**Data**
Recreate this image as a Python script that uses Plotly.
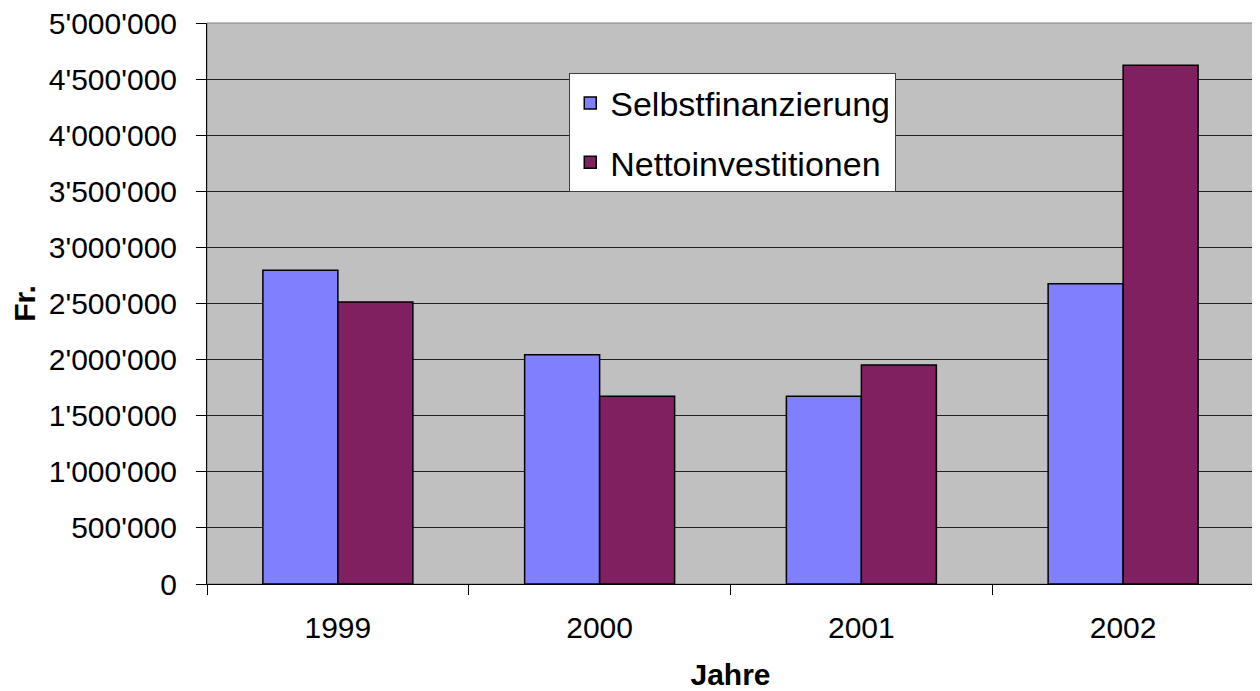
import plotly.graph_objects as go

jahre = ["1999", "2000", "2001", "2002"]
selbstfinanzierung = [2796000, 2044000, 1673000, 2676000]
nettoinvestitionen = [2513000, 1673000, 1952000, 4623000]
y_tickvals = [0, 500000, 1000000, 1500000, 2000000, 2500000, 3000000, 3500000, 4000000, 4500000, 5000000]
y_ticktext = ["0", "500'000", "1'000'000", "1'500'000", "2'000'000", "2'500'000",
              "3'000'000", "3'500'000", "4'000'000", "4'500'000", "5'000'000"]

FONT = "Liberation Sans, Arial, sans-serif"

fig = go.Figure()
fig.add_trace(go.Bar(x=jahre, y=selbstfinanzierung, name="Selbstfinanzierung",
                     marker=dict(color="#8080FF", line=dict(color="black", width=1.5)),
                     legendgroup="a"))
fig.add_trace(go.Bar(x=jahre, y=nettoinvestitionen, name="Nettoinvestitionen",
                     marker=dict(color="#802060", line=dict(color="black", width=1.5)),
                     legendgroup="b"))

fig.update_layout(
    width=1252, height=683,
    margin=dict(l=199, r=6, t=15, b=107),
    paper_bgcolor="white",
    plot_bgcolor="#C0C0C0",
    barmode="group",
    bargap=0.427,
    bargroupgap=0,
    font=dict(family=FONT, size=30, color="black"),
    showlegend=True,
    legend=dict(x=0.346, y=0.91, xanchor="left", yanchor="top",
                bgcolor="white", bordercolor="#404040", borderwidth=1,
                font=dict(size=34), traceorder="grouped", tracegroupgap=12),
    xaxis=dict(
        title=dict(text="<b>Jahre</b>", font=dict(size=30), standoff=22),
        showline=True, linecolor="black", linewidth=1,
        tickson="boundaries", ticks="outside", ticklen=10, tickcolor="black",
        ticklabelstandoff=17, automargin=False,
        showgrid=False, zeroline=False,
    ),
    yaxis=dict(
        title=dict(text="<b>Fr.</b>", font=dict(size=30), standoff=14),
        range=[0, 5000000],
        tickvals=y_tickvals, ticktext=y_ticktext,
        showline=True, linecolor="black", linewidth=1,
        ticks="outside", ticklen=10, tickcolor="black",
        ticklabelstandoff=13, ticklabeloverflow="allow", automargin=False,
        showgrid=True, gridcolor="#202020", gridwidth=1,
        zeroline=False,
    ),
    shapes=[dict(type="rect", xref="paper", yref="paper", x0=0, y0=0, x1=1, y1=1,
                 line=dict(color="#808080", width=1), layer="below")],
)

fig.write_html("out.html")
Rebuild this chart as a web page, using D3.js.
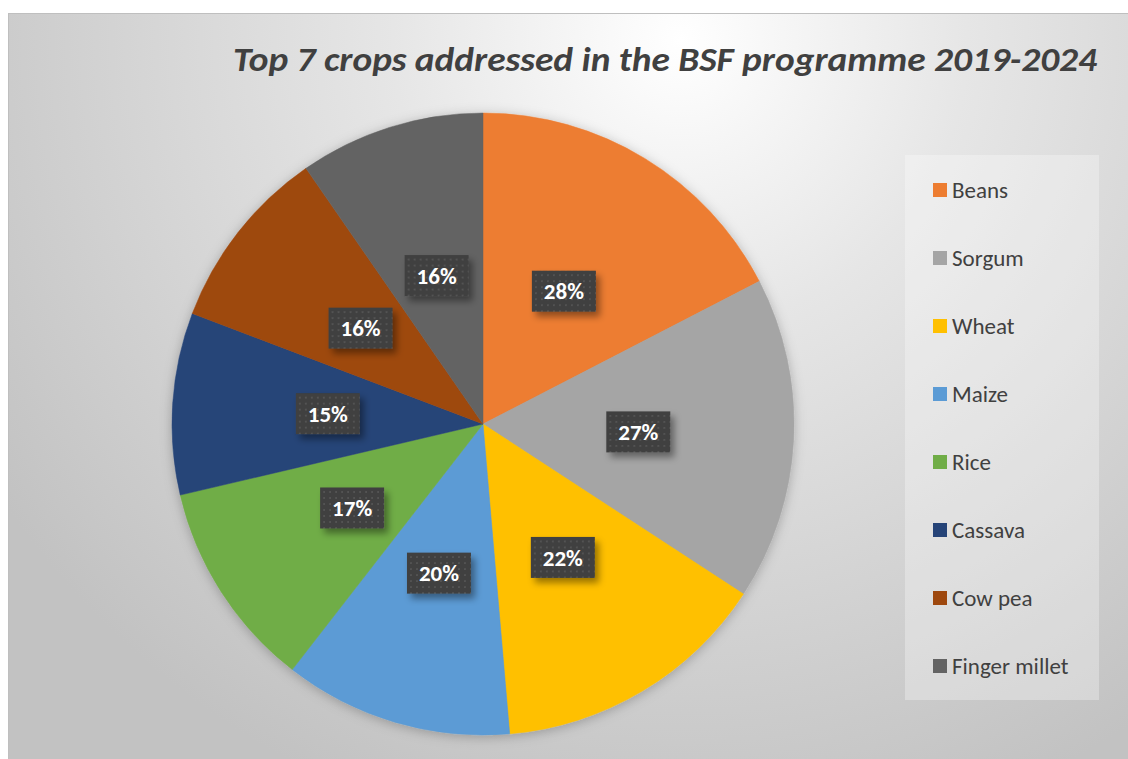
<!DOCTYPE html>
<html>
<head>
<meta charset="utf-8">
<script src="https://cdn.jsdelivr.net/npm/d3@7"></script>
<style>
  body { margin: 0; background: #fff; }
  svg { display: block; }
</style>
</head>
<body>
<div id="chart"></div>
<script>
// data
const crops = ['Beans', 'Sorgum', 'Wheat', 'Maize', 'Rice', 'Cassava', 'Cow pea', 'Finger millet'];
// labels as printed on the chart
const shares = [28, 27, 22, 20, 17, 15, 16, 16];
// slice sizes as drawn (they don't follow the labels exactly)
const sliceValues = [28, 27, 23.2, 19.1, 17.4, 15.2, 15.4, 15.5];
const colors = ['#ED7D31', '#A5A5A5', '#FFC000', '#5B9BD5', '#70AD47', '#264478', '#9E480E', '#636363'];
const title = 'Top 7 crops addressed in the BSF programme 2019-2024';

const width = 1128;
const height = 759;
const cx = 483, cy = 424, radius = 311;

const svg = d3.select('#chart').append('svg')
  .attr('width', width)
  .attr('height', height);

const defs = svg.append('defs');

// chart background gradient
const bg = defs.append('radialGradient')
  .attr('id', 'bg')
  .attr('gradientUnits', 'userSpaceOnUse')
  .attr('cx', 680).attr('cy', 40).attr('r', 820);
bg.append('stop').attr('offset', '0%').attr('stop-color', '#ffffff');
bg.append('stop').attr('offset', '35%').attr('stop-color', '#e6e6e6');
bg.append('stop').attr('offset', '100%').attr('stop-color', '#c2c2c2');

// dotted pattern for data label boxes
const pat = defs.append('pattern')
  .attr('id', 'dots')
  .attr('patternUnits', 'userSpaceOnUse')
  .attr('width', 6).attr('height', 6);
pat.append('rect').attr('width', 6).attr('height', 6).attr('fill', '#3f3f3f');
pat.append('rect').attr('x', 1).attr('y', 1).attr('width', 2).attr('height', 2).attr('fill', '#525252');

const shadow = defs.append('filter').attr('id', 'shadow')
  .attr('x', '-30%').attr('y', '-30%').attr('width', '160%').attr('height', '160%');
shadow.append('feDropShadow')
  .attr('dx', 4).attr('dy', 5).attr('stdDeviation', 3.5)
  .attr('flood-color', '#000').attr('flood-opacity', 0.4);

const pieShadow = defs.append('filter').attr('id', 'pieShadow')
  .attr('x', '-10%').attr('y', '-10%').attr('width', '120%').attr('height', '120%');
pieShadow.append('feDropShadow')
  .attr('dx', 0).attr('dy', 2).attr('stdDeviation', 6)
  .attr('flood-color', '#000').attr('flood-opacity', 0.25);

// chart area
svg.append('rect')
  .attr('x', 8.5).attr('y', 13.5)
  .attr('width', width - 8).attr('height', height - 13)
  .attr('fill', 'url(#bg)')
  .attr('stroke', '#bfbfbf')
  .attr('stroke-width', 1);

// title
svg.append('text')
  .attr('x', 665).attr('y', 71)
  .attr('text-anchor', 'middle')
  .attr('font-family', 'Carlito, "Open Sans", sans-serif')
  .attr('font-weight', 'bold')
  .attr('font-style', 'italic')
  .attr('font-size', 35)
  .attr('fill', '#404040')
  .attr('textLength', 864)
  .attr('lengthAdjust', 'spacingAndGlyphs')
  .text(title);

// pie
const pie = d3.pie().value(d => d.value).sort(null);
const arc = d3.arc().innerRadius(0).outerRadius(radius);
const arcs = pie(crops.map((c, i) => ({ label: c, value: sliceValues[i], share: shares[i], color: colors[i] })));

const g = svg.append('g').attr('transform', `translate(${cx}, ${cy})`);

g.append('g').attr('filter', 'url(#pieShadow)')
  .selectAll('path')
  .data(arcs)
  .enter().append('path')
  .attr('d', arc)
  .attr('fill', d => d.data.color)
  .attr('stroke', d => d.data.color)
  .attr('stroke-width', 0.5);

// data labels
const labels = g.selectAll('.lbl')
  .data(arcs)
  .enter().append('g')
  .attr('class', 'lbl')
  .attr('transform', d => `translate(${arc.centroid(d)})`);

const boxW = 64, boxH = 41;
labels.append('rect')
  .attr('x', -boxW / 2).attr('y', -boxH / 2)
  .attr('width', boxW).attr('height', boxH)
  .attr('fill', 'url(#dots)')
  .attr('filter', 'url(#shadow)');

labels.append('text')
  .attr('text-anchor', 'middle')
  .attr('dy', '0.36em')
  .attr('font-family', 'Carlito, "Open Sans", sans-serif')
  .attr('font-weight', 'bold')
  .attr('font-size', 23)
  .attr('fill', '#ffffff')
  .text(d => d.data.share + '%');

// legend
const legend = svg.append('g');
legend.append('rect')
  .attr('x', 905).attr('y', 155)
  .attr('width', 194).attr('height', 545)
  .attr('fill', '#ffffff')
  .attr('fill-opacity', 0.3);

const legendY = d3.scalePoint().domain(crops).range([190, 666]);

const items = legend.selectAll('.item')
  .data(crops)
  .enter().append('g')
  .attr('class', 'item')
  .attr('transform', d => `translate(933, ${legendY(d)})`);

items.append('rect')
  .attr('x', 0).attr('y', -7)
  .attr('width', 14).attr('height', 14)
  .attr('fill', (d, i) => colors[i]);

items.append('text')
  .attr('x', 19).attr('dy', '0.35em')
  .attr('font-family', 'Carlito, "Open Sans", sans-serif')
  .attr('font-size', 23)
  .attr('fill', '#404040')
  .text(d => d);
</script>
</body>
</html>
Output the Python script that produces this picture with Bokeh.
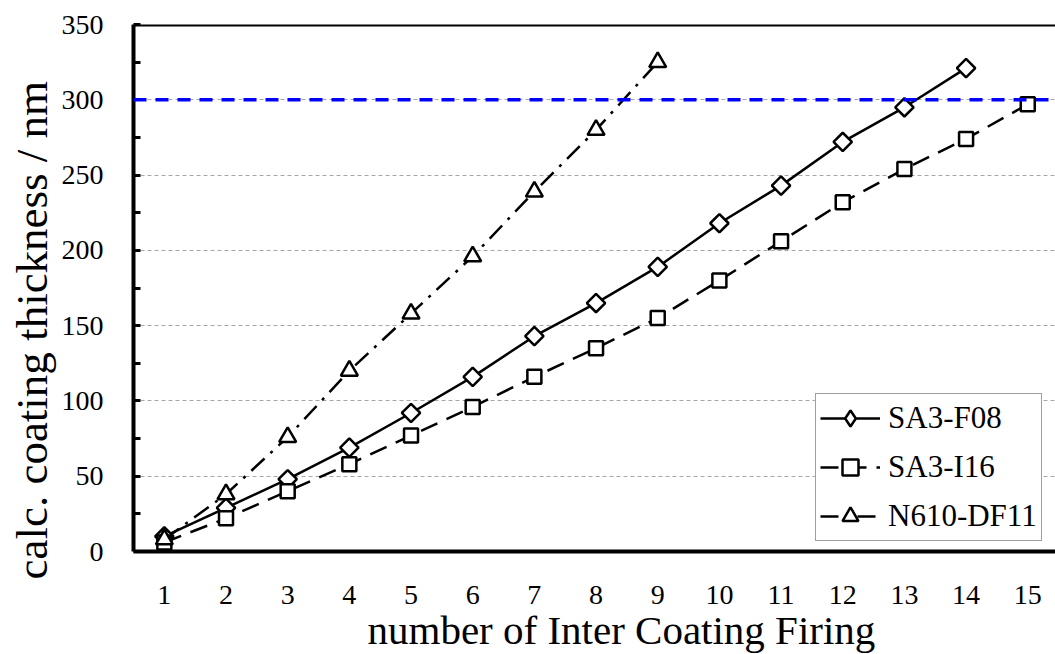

**Directions**
Select and copy every line of the material that holds the string "this".

**Task result**
Recreate this image as a Python script that uses Plotly.
Rebuild this chart as a web page, using D3.js.
Output the Python script that produces this picture with Bokeh.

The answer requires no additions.